# Challenge:
Retype the listing below line for line, but only from the line with "Emit a component" down to the line with "Chart.register(...registerables);", inclusive. Pictures stay out.

# Records to use:

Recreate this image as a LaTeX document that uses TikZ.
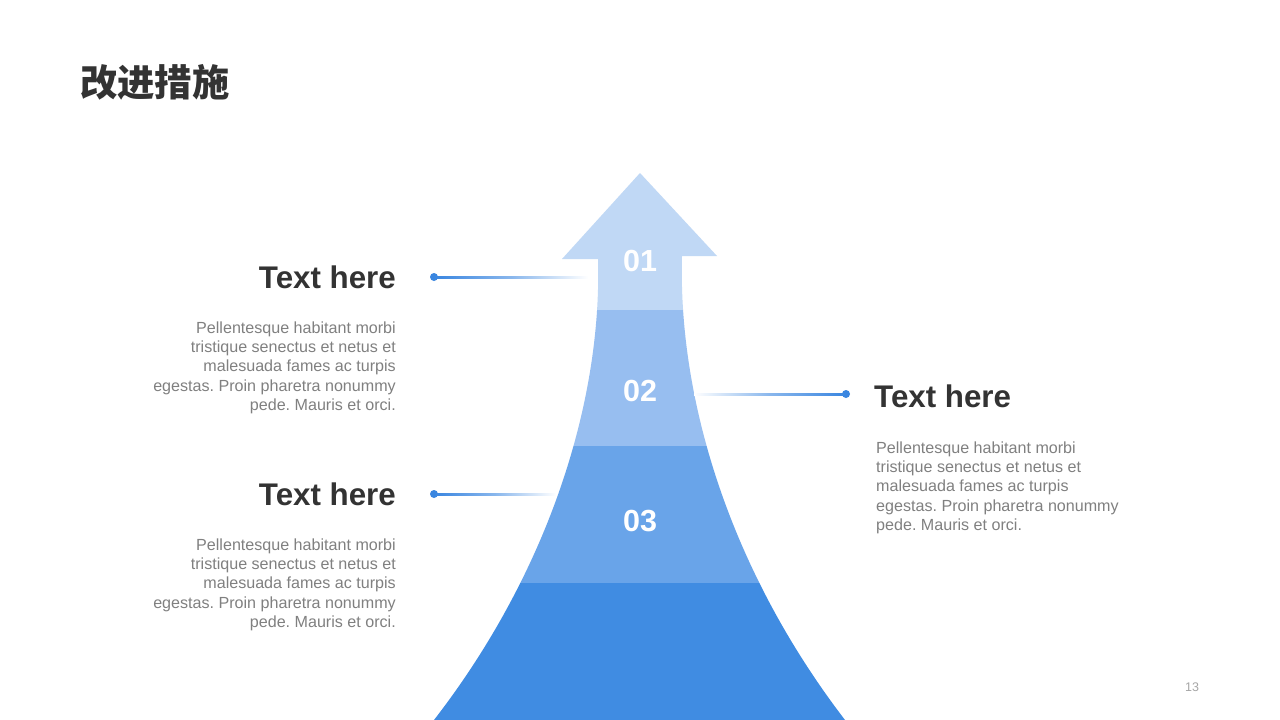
\documentclass[tikz,border=0pt]{standalone}
\usepackage{fontspec}
\setmainfont{Liberation Sans}
\newfontfamily\cjk{Noto Sans CJK SC}
\usetikzlibrary{calc}
\frenchspacing
\definecolor{bandA}{HTML}{C0D8F5}
\definecolor{bandB}{HTML}{97BEF0}
\definecolor{bandC}{HTML}{69A4E9}
\definecolor{bandD}{HTML}{408CE2}
\definecolor{lineblue}{HTML}{3A86E0}
\definecolor{headgray}{HTML}{333333}
\definecolor{bodygray}{HTML}{808080}
\definecolor{pagegray}{HTML}{A6A6A6}
\tikzset{
  heading/.style={inner sep=0pt, text=headgray, font={\fontsize{31.3}{36}\selectfont\bfseries}},
  bodytext/.style={inner sep=0pt, text=bodygray, font={\fontsize{16.1}{19.3}\selectfont\frenchspacing}},
  stepnum/.style={inner sep=0pt, text=white, font={\fontsize{30.5}{36}\selectfont\bfseries}},
  dotmark/.style={circle, fill=lineblue, inner sep=0pt, minimum size=8pt},
}
\begin{document}
\begin{tikzpicture}[x=1pt,y=-1pt]
\fill[white] (0,0) rectangle (1280,720);
\useasboundingbox (0,0) rectangle (1280,720);

% title
\node[anchor=west, inner sep=0pt, text=headgray, font={\cjk\fontsize{37.3}{44}\selectfont\bfseries}] (title) at (80,82) {改进措施};

% arrow
\begin{scope}
\clip (640,173) -- (717,256) -- (682,256)
  .. controls (678,400) and (730,570) .. (845,720)
  -- (434,720)
  .. controls (550,570) and (602,400) .. (598,259)
  -- (562,259) -- cycle;
\fill[bandA] (400,160) rectangle (880,310);
\fill[bandB] (400,310) rectangle (880,446);
\fill[bandC] (400,446) rectangle (880,583);
\fill[bandD] (400,583) rectangle (880,725);
\end{scope}

\node[stepnum] (n1) at (640,261) {01};
\node[stepnum] (n2) at (640,391) {02};
\node[stepnum] (n3) at (640,521) {03};

% connectors
\node[dotmark] (d1) at (434,277) {};
\coordinate (e1) at (588,277);
\shade[left color=lineblue, right color=white, middle color=lineblue!60] ($(d1.center)+(0,-1)$) rectangle ($(e1)+(0,1)$);

\node[dotmark] (d2) at (846,394) {};
\coordinate (e2) at (694,394);
\shade[left color=white, right color=lineblue, middle color=lineblue!60] ($(e2)+(0,-1)$) rectangle ($(d2.center)+(0,1)$);

\node[dotmark] (d3) at (434,494) {};
\coordinate (e3) at (556,494);
\shade[left color=lineblue, right color=white, middle color=lineblue!60] ($(d3.center)+(0,-1)$) rectangle ($(e3)+(0,1)$);

% left group 1
\node[heading, anchor=base east] (h1) at (396,288.3) {Text here};
\node[bodytext, anchor=north east, align=right] (b1) at (396,321.5) {Pellentesque habitant morbi\\tristique senectus et netus et\\malesuada fames ac turpis\\egestas. Proin pharetra nonummy\\pede. Mauris et orci.};

% right group
\node[heading, anchor=base west] (h2) at (874,407.3) {Text here};
\node[bodytext, anchor=north west, align=left] (b2) at (876,441.5) {Pellentesque habitant morbi\\tristique senectus et netus et\\malesuada fames ac turpis\\egestas. Proin pharetra nonummy\\pede. Mauris et orci.};

% left group 2
\node[heading, anchor=base east] (h3) at (396,505.3) {Text here};
\node[bodytext, anchor=north east, align=right] (b3) at (396,538.5) {Pellentesque habitant morbi\\tristique senectus et netus et\\malesuada fames ac turpis\\egestas. Proin pharetra nonummy\\pede. Mauris et orci.};

% page number
\node[inner sep=0pt, text=pagegray, font={\fontsize{12.5}{14}\selectfont}] (pg) at (1192,687) {13};
\end{tikzpicture}
\end{document}
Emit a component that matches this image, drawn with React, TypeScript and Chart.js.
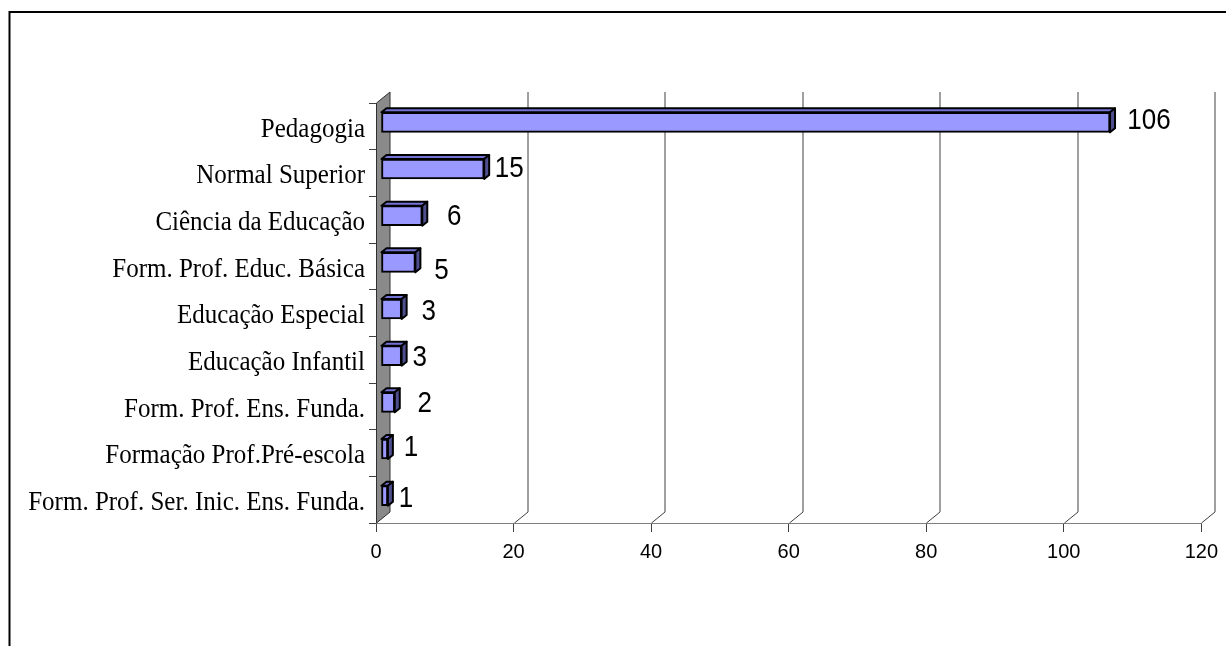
import { useEffect, useRef } from "react";
import { Chart, registerables } from "chart.js";

Chart.register(...registerables);

const categories = [
  "Pedagogia",
  "Normal Superior",
  "Ciência da Educação",
  "Form. Prof. Educ. Básica",
  "Educação Especial",
  "Educação Infantil",
  "Form. Prof. Ens. Funda.",
  "Formação Prof.Pré-escola",
  "Form. Prof. Ser. Inic. Ens. Funda.",
];

const counts = [106, 15, 6, 5, 3, 3, 2, 1, 1];

const xTicks = [0, 20, 40, 60, 80, 100, 120];

// hand-placed value labels: nudge from the bar end (x) and the band centre (y)
const labelNudgeX = [44, 30, 37, 31, 32, 23, 35, 28, 23];
const labelNudgeY = [-8, -6, -5, 2, -3, -4, -5, -7, -3];

// depth of the side wall / back gridlines
const WALL_DX = 13.5;
const WALL_DY = -11;
// bars sit half-way into the depth, with their own small 3D depth
const BAR_SHIFT_X = 5;
const BAR_SHIFT_Y = -4;
const BAR_DX = 5;
const BAR_DY = -4;
// text is drawn slightly taller than wide
const TEXT_STRETCH_Y = 1.1;

const GRID_COLOR = "#404040";
const AXIS_COLOR = "#808080";

function stretchedText(
  ctx: CanvasRenderingContext2D,
  text: string,
  x: number,
  baseline: number
) {
  ctx.save();
  ctx.translate(x, baseline);
  ctx.scale(1, TEXT_STRETCH_Y);
  ctx.fillText(text, 0, 0);
  ctx.restore();
}

const depthPlugin = {
  id: "depth3d",
  beforeDraw(chart: any) {
    const ctx = chart.ctx as CanvasRenderingContext2D;
    ctx.save();
    ctx.fillStyle = "#ffffff";
    ctx.fillRect(0, 0, chart.width, chart.height);
    ctx.strokeStyle = "#000000";
    ctx.lineWidth = 2;
    ctx.strokeRect(9.5, 12, chart.width + 40, chart.height + 40);
    ctx.restore();
  },
  beforeDatasetsDraw(chart: any) {
    const ctx = chart.ctx as CanvasRenderingContext2D;
    const { left, top, bottom } = chart.chartArea;
    const xs = chart.scales.x;
    ctx.save();
    ctx.strokeStyle = GRID_COLOR;
    ctx.lineWidth = 1;
    for (const v of xTicks) {
      if (v === 0) continue;
      const px = Math.round(xs.getPixelForValue(v)) + 0.5;
      ctx.beginPath();
      ctx.moveTo(px, bottom);
      ctx.lineTo(px + WALL_DX, bottom + WALL_DY);
      ctx.lineTo(px + WALL_DX, top + WALL_DY);
      ctx.stroke();
    }
    // grey side wall
    const lx = left + 0.5;
    ctx.beginPath();
    ctx.moveTo(lx, bottom);
    ctx.lineTo(lx, top);
    ctx.lineTo(lx + WALL_DX, top + WALL_DY);
    ctx.lineTo(lx + WALL_DX, bottom + WALL_DY);
    ctx.closePath();
    ctx.fillStyle = "#8a8a8a";
    ctx.fill();
    ctx.strokeStyle = "#303030";
    ctx.lineWidth = 1;
    ctx.stroke();
    ctx.restore();

    ctx.save();
    ctx.translate(BAR_SHIFT_X, BAR_SHIFT_Y);
  },
  afterDatasetsDraw(chart: any) {
    const ctx = chart.ctx as CanvasRenderingContext2D;
    const meta = chart.getDatasetMeta(0);
    ctx.lineWidth = 2;
    ctx.lineJoin = "round";
    ctx.strokeStyle = "#000000";
    meta.data.forEach((bar: any) => {
      const { x, y, base, height } = bar.getProps(["x", "y", "base", "height"], true);
      const t = y - height / 2;
      const b = y + height / 2;
      // top face
      ctx.beginPath();
      ctx.moveTo(base, t);
      ctx.lineTo(base + BAR_DX, t + BAR_DY);
      ctx.lineTo(x + BAR_DX, t + BAR_DY);
      ctx.lineTo(x, t);
      ctx.closePath();
      ctx.fillStyle = "#7373d6";
      ctx.fill();
      ctx.stroke();
      // end face
      ctx.beginPath();
      ctx.moveTo(x, t);
      ctx.lineTo(x + BAR_DX, t + BAR_DY);
      ctx.lineTo(x + BAR_DX, b + BAR_DY);
      ctx.lineTo(x, b);
      ctx.closePath();
      ctx.fillStyle = "#4f4f8f";
      ctx.fill();
      ctx.stroke();
    });
    ctx.restore();

    const xs = chart.scales.x;
    const ys = chart.scales.y;

    // value labels
    ctx.save();
    ctx.fillStyle = "#000000";
    ctx.font = "26px 'Liberation Sans', Arial, sans-serif";
    ctx.textAlign = "center";
    ctx.textBaseline = "alphabetic";
    counts.forEach((v, i) => {
      const cx = xs.getPixelForValue(v) + labelNudgeX[i];
      const cy = ys.getPixelForValue(i) + labelNudgeY[i];
      stretchedText(ctx, String(v), cx, cy + 10.3);
    });

    // category labels, right-aligned against the axis tick marks
    ctx.font = "25px 'Liberation Serif', 'Times New Roman', serif";
    ctx.textAlign = "right";
    categories.forEach((c, i) => {
      const cy = ys.getPixelForValue(i);
      stretchedText(ctx, c, ys.right - 11, cy + 10.4);
    });
    ctx.restore();
  },
};

export default function App() {
  const ref = useRef<HTMLCanvasElement>(null);

  useEffect(() => {
    const chart = new Chart(ref.current!, {
      type: "bar",
      data: {
        labels: categories,
        datasets: [
          {
            data: counts,
            backgroundColor: "#9999ff",
            borderColor: "#000000",
            borderWidth: 2,
            borderSkipped: false,
            barThickness: 20,
          },
        ],
      },
      options: {
        indexAxis: "y",
        animation: false,
        responsive: false,
        devicePixelRatio: 1,
        layout: { padding: { top: 103, right: 20, left: 0, bottom: 0 } },
        plugins: {
          legend: { display: false },
          tooltip: { enabled: false },
        },
        scales: {
          x: {
            type: "linear",
            min: 0,
            max: 120,
            afterFit(scale: any) {
              scale.height = 123;
            },
            afterBuildTicks(scale: any) {
              scale.ticks = xTicks.map((v) => ({ value: v }));
            },
            ticks: {
              color: "#000000",
              padding: 8,
              font: { family: "'Liberation Sans', Arial, sans-serif", size: 20 },
            },
            grid: {
              drawOnChartArea: false,
              drawTicks: true,
              tickLength: 9,
              color: GRID_COLOR,
            },
            border: { color: AXIS_COLOR, width: 1 },
          },
          y: {
            type: "category",
            afterFit(scale: any) {
              scale.width = 376;
            },
            ticks: {
              // the labels themselves are painted by depthPlugin
              color: "rgba(0,0,0,0)",
              padding: 5,
              font: { family: "'Liberation Serif', 'Times New Roman', serif", size: 25 },
            },
            grid: {
              offset: true,
              drawOnChartArea: false,
              drawTicks: true,
              tickLength: 7,
              color: GRID_COLOR,
            },
            border: { color: AXIS_COLOR, width: 1 },
          },
        },
      },
      plugins: [depthPlugin],
    } as any);
    return () => chart.destroy();
  }, []);

  return (
    <canvas
      ref={ref}
      width={1226}
      height={646}
      style={{ position: "fixed", left: 0, top: 0, width: 1226, height: 646 }}
    />
  );
}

# Worked solution:
Emit a component that matches this image, drawn with React, TypeScript and Chart.js.
import { useEffect, useRef } from "react";
import { Chart, registerables } from "chart.js";

Chart.register(...registerables);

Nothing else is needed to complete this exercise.